* MATERIAL PROVIDED *
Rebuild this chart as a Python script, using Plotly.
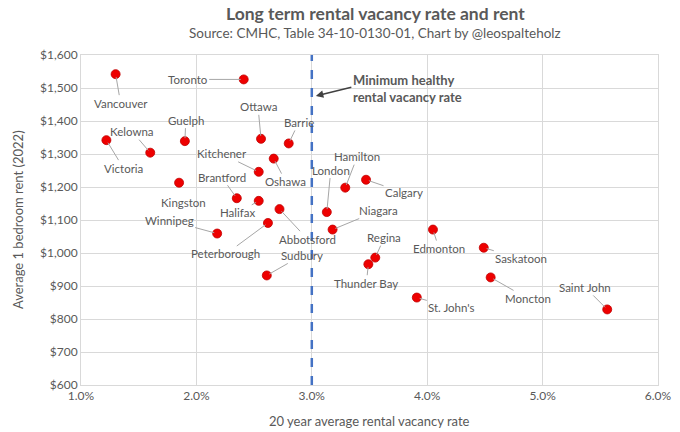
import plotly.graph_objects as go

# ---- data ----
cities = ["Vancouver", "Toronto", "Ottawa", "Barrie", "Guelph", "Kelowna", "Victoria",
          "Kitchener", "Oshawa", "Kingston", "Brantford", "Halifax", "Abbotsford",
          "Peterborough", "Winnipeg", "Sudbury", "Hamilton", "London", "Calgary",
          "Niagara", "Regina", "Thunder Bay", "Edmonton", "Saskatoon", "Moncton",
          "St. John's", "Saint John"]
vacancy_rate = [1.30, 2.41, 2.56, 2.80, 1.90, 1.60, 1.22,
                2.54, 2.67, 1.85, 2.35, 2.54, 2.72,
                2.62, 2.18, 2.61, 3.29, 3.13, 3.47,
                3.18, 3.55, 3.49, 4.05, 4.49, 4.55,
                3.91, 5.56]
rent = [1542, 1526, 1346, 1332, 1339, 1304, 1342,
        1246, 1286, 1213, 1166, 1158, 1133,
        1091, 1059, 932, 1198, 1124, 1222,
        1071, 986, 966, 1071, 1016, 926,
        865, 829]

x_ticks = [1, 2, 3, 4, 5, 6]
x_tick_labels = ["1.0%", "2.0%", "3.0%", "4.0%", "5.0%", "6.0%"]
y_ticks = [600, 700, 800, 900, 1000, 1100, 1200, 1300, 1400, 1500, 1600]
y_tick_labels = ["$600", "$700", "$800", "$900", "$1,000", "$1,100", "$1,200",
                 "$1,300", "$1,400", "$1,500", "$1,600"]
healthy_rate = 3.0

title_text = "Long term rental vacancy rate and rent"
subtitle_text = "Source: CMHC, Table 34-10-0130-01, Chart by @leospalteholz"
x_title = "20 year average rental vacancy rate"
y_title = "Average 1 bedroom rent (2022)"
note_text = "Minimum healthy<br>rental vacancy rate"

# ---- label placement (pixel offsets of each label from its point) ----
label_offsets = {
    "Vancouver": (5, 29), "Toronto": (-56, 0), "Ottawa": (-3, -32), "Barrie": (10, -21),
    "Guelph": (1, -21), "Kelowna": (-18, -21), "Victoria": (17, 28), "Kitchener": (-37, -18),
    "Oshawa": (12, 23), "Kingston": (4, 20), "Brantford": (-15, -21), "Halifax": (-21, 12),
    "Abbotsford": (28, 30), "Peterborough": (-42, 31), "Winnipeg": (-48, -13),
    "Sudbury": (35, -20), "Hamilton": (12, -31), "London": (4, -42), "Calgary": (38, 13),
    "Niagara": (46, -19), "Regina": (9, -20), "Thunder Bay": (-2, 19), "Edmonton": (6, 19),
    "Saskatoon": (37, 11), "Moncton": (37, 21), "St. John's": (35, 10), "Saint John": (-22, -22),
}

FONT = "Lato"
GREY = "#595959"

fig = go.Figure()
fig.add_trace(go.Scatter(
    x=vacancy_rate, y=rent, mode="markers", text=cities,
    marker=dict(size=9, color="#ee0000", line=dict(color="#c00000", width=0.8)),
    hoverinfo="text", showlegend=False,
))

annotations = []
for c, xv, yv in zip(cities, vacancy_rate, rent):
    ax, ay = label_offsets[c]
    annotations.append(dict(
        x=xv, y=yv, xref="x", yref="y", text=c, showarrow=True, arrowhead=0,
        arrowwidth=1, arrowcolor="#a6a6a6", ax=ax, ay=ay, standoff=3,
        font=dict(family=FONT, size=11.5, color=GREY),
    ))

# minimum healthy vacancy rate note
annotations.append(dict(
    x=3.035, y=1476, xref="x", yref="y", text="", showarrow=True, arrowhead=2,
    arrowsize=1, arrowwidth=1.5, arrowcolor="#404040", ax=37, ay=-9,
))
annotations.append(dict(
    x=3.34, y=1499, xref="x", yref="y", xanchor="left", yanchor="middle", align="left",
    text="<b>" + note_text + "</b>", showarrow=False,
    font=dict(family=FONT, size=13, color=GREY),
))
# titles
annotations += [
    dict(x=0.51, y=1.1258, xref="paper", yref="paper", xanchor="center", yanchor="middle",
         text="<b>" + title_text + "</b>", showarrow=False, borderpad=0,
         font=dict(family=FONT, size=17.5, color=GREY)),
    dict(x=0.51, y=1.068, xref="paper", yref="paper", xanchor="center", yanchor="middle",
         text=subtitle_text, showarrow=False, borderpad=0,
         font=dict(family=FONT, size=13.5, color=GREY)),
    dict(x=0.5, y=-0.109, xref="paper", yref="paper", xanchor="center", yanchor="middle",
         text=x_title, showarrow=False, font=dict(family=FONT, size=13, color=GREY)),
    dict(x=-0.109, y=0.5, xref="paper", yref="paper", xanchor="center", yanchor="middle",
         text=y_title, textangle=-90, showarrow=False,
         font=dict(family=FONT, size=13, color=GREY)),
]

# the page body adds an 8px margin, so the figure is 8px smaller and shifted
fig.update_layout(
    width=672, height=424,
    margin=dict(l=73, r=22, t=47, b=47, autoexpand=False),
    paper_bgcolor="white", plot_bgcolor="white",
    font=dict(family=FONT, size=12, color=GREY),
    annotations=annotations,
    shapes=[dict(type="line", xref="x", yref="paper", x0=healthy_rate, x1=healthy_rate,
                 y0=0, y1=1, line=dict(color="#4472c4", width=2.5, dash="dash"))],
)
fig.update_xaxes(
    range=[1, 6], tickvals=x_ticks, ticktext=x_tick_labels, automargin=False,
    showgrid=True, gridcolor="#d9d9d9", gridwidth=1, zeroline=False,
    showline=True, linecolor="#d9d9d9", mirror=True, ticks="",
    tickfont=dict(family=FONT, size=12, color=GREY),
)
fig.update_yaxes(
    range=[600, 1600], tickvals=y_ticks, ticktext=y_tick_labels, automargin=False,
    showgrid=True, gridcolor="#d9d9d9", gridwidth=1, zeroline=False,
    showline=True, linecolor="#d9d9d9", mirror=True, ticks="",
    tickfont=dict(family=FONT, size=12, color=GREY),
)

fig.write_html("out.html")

* WRITTEN INSTRUCTION *
Return, unchanged, the lines from the first line of the material through the line that holds "healthy_rate = 3.0", inclusive, omitting pictures.

* OUTPUT FOR THIS TASK *
Rebuild this chart as a Python script, using Plotly.
import plotly.graph_objects as go

# ---- data ----
cities = ["Vancouver", "Toronto", "Ottawa", "Barrie", "Guelph", "Kelowna", "Victoria",
          "Kitchener", "Oshawa", "Kingston", "Brantford", "Halifax", "Abbotsford",
          "Peterborough", "Winnipeg", "Sudbury", "Hamilton", "London", "Calgary",
          "Niagara", "Regina", "Thunder Bay", "Edmonton", "Saskatoon", "Moncton",
          "St. John's", "Saint John"]
vacancy_rate = [1.30, 2.41, 2.56, 2.80, 1.90, 1.60, 1.22,
                2.54, 2.67, 1.85, 2.35, 2.54, 2.72,
                2.62, 2.18, 2.61, 3.29, 3.13, 3.47,
                3.18, 3.55, 3.49, 4.05, 4.49, 4.55,
                3.91, 5.56]
rent = [1542, 1526, 1346, 1332, 1339, 1304, 1342,
        1246, 1286, 1213, 1166, 1158, 1133,
        1091, 1059, 932, 1198, 1124, 1222,
        1071, 986, 966, 1071, 1016, 926,
        865, 829]

x_ticks = [1, 2, 3, 4, 5, 6]
x_tick_labels = ["1.0%", "2.0%", "3.0%", "4.0%", "5.0%", "6.0%"]
y_ticks = [600, 700, 800, 900, 1000, 1100, 1200, 1300, 1400, 1500, 1600]
y_tick_labels = ["$600", "$700", "$800", "$900", "$1,000", "$1,100", "$1,200",
                 "$1,300", "$1,400", "$1,500", "$1,600"]
healthy_rate = 3.0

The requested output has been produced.